> [TASK DETAILS]
Both the line containing "Recreate this image" and the line containing "import plotly.graph_objects as go" are part of the range to copy, along with every line between them. Copy it exactly and leave out the pictures.

(A block of data)
-=-=-
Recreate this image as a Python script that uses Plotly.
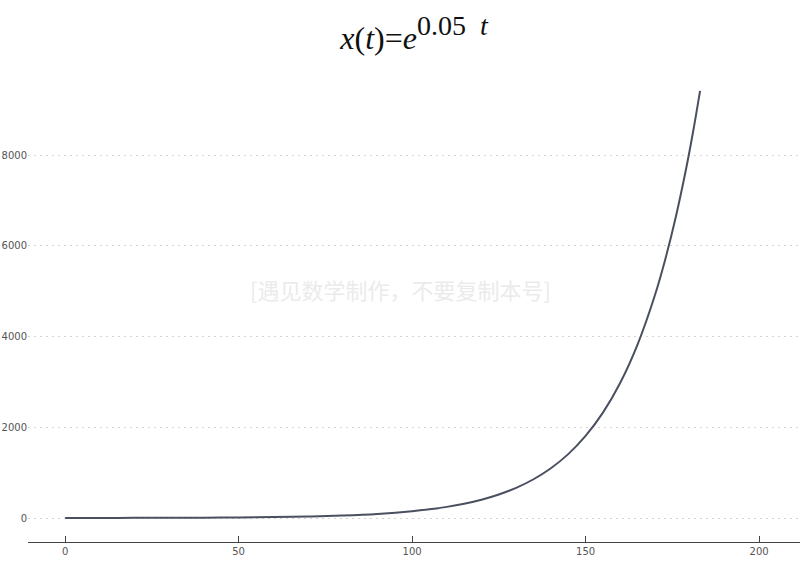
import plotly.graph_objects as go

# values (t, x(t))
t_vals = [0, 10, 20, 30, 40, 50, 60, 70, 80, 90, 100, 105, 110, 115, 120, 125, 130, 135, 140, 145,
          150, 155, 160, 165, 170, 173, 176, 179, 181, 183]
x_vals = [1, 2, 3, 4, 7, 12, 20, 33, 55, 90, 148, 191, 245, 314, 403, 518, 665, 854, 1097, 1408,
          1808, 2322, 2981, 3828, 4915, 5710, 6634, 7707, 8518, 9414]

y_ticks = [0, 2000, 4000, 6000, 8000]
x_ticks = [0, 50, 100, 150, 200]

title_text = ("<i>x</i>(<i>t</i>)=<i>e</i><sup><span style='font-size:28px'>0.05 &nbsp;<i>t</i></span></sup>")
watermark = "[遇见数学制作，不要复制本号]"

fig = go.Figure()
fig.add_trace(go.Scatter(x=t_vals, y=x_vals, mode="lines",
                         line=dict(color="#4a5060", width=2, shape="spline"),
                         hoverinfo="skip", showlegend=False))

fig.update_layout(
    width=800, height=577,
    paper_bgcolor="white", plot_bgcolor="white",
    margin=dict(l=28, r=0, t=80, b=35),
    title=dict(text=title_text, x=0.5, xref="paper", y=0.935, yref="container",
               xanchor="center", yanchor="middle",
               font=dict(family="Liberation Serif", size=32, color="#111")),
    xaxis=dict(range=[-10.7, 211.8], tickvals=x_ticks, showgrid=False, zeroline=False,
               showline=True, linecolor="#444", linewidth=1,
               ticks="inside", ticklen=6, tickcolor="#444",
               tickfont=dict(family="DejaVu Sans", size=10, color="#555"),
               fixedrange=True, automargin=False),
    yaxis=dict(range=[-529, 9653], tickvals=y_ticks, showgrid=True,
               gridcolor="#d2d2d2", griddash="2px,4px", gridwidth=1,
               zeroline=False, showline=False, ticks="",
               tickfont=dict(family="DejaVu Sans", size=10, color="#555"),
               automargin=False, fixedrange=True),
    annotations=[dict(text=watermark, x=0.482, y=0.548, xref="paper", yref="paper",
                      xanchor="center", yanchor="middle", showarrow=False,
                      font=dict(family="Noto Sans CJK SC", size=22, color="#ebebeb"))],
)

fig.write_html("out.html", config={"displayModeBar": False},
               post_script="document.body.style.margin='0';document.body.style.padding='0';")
-=-=-
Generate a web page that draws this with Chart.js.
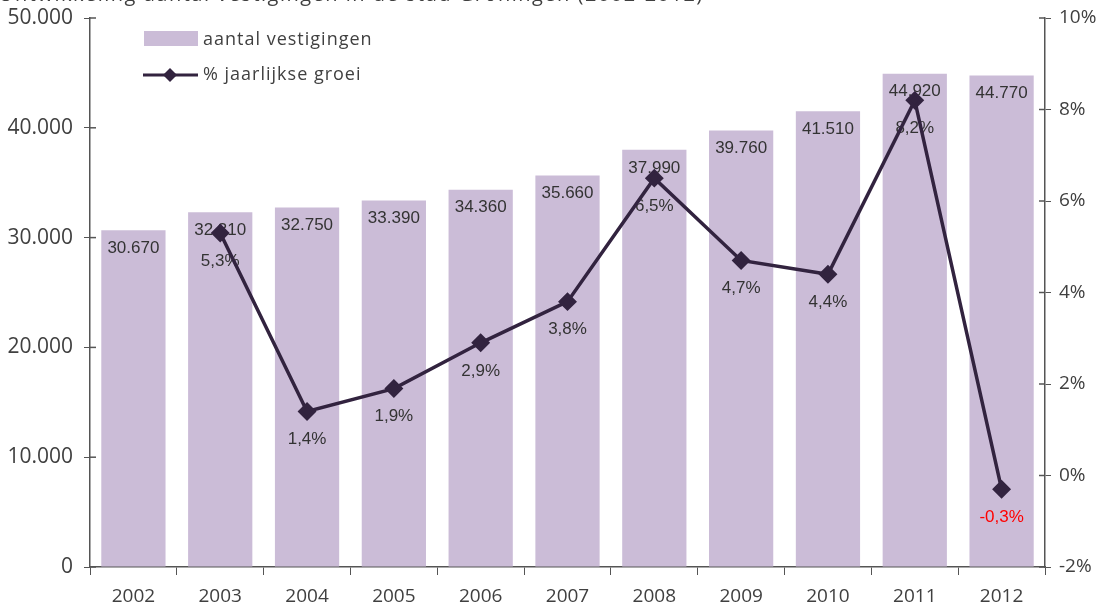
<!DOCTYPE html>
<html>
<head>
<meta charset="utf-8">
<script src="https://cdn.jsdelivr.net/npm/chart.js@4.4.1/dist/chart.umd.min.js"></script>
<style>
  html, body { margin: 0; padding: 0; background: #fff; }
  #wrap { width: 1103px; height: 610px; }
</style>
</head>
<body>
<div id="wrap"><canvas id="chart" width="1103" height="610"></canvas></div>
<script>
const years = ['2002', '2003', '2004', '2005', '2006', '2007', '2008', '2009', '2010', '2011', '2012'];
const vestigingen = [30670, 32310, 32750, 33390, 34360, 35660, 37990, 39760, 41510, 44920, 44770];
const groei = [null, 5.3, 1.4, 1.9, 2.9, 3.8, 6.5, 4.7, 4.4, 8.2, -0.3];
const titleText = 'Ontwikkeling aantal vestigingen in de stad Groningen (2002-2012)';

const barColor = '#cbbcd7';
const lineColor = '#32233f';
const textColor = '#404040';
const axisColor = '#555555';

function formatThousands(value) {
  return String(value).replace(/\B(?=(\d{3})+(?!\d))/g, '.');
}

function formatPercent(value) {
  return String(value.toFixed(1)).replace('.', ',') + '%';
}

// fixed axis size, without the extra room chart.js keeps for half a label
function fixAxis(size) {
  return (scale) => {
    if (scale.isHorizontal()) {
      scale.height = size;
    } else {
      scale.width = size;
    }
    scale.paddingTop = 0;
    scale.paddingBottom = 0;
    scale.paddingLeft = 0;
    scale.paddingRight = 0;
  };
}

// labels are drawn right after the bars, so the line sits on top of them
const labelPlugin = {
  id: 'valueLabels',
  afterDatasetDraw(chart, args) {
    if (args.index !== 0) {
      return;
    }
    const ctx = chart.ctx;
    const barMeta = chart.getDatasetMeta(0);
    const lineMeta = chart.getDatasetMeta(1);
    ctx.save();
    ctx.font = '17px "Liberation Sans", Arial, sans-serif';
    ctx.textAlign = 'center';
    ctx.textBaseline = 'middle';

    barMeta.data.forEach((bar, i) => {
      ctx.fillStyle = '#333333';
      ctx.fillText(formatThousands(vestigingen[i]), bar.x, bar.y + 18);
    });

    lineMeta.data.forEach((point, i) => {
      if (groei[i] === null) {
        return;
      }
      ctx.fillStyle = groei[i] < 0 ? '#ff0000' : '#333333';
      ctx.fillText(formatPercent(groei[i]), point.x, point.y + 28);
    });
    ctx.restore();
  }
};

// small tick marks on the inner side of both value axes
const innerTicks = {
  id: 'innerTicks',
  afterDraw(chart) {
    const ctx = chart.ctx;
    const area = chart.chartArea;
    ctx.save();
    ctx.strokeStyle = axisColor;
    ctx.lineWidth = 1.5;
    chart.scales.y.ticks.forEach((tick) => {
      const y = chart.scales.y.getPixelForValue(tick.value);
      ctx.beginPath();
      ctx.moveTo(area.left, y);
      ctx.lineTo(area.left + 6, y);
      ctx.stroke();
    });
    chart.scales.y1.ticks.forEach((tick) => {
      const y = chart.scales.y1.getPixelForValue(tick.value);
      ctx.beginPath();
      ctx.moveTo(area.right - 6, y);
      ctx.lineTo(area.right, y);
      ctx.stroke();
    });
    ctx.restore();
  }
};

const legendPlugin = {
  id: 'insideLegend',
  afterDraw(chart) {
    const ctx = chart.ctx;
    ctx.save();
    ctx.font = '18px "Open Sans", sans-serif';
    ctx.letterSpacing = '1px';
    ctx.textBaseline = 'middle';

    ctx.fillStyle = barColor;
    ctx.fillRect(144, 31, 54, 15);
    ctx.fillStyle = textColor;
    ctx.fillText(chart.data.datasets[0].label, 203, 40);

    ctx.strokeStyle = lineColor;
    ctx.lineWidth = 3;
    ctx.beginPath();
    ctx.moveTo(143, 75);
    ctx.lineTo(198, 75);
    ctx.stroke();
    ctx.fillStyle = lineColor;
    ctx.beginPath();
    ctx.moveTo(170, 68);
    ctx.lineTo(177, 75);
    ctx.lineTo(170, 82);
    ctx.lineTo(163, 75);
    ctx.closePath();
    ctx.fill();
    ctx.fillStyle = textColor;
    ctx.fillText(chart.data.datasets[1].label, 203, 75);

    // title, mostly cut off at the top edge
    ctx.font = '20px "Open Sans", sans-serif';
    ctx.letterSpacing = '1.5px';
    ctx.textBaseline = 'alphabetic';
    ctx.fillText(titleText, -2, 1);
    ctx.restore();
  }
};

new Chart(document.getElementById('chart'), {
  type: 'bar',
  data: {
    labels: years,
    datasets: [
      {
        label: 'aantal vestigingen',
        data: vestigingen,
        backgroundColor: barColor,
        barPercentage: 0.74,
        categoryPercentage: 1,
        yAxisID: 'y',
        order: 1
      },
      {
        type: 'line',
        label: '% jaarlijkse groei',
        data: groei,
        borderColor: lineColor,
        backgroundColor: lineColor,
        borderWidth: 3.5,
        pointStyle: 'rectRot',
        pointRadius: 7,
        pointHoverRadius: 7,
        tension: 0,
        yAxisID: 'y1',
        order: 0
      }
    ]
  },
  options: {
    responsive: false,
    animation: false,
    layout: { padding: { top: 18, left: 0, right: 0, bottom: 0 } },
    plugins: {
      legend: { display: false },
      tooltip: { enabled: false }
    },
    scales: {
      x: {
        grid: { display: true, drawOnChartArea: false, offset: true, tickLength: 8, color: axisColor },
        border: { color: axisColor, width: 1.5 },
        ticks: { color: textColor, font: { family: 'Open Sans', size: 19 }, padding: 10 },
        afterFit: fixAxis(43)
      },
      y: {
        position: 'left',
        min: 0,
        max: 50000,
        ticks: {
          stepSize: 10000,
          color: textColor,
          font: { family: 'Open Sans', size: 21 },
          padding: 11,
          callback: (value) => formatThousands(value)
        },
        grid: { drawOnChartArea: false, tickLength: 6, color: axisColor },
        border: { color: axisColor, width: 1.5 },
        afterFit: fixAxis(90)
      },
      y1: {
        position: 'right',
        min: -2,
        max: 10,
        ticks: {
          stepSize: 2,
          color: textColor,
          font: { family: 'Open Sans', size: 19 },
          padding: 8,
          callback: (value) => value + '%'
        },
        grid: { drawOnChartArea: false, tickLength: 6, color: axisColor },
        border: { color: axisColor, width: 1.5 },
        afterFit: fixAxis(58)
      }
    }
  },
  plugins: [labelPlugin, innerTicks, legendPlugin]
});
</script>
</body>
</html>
-=-=-
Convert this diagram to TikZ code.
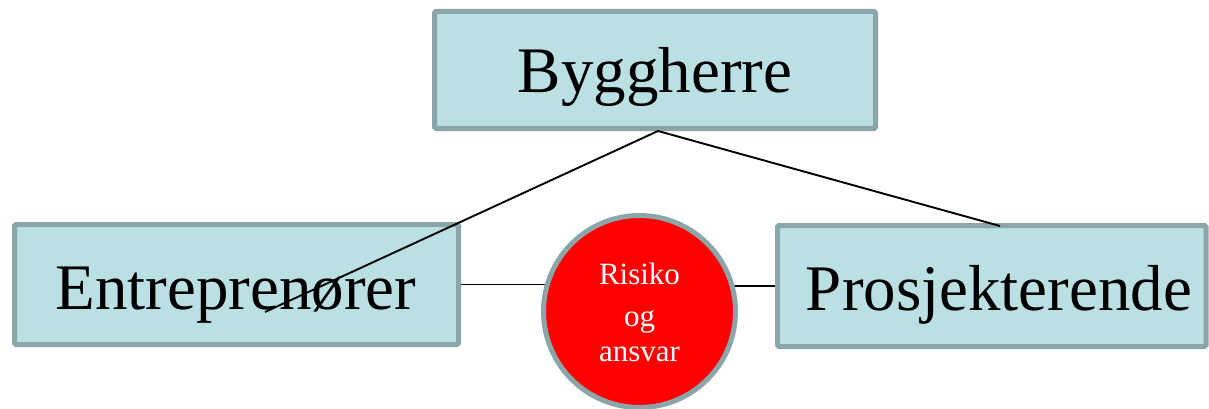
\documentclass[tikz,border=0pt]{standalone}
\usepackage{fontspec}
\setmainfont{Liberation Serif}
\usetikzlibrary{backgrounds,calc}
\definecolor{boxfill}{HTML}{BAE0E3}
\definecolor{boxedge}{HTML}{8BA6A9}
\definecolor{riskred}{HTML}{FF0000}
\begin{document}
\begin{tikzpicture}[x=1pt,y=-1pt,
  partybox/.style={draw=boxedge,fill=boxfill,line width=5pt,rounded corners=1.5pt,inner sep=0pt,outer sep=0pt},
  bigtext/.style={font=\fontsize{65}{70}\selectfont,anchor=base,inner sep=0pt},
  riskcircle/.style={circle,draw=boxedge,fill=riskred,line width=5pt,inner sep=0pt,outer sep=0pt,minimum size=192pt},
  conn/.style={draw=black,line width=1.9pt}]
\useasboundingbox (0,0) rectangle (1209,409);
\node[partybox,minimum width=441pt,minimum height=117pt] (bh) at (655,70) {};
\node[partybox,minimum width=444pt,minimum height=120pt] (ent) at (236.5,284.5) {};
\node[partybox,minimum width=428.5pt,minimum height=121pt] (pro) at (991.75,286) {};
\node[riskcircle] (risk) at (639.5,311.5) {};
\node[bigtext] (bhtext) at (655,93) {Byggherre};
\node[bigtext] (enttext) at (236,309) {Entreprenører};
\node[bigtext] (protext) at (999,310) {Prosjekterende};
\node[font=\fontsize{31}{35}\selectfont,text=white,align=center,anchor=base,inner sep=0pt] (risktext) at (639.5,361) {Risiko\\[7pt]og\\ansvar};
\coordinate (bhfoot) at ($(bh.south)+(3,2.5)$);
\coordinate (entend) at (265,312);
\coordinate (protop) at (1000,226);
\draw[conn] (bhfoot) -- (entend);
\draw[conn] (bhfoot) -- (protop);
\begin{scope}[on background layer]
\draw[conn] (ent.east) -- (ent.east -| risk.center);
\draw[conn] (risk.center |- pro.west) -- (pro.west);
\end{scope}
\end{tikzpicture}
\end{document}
-=-=-
> [COMPLETE OUTPUT]
Recreate this image as a Python script that uses Plotly.
import plotly.graph_objects as go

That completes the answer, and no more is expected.